The instinct is one of two extremes: test everything systematically (paralysis by scope) or pick a file at random (paralysis by arbitrariness). Neither survives contact with a real delivery schedule.

Roy Osherove addresses this in The Art of Unit Testing (3rd edition, Chapter 12.1). His answer is to build a priority list — a ranked set of components where testing delivers the most value relative to effort. He frames evaluation across three dimensions: logical complexity (how much can go wrong?), dependency level (how hard is it to isolate?), and priority (how urgent is it?). The problem is that Osherove describes these dimensions conceptually. He doesn’t give you a tool that computes them against your actual codebase.

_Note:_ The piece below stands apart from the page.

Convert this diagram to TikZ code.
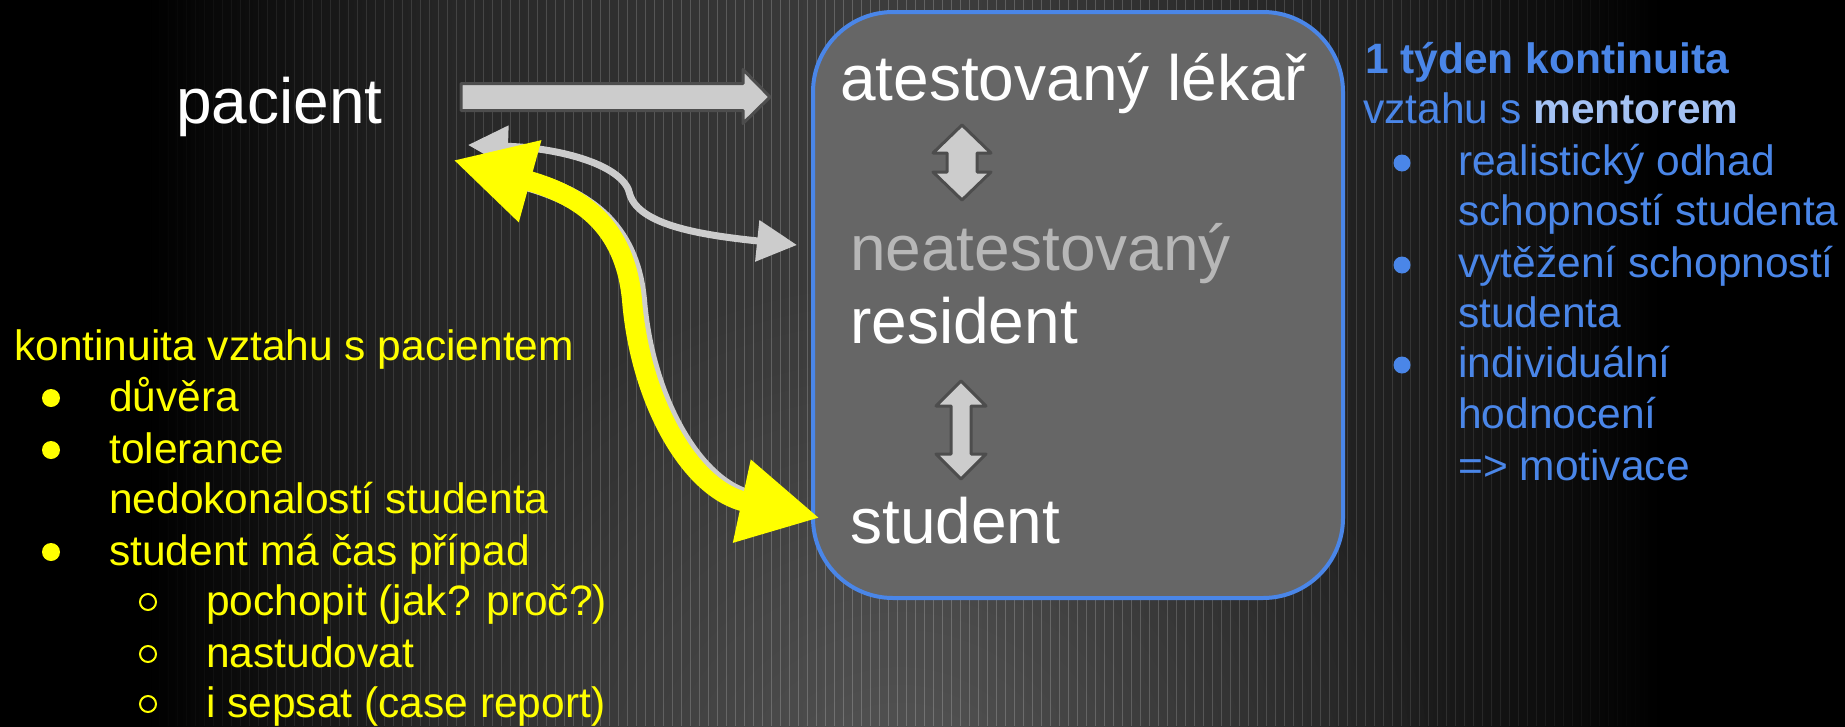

That gap is what Litmus fills.

Existing Solutions

Why existing tools fall short

The space of code quality tooling is well-populated. So why build something new?

SonarQube & NDepend

Comprehensive platforms that require server infrastructure or expensive licenses. They produce dozens of metrics designed for ongoing governance — not the specific question of “which files should I write tests for first?”

CodeScene

Pioneered cross-referencing git history with complexity to find “hotspots.” Genuinely excellent. But it’s a SaaS product, language-agnostic, and doesn’t address unit testability. It tells you where code is complex — not whether it’s covered or how hard it would be to test.

Coverlet & dotnet-coverage

Give you coverage data. They tell you which lines are covered. They have no opinion about which uncovered lines matter most or in what order you should approach them.

Seam detection — nobody does it

Michael Feathers’ Working Effectively with Legacy Code made “seams” the standard vocabulary for legacy testability. Yet no publicly available tool automates their detection. Teams still eyeball code to judge whether a file is testable. Litmus is the first tool to do this programmatically — using Roslyn to detect six categories of unseamed dependencies and weight them into a testability score.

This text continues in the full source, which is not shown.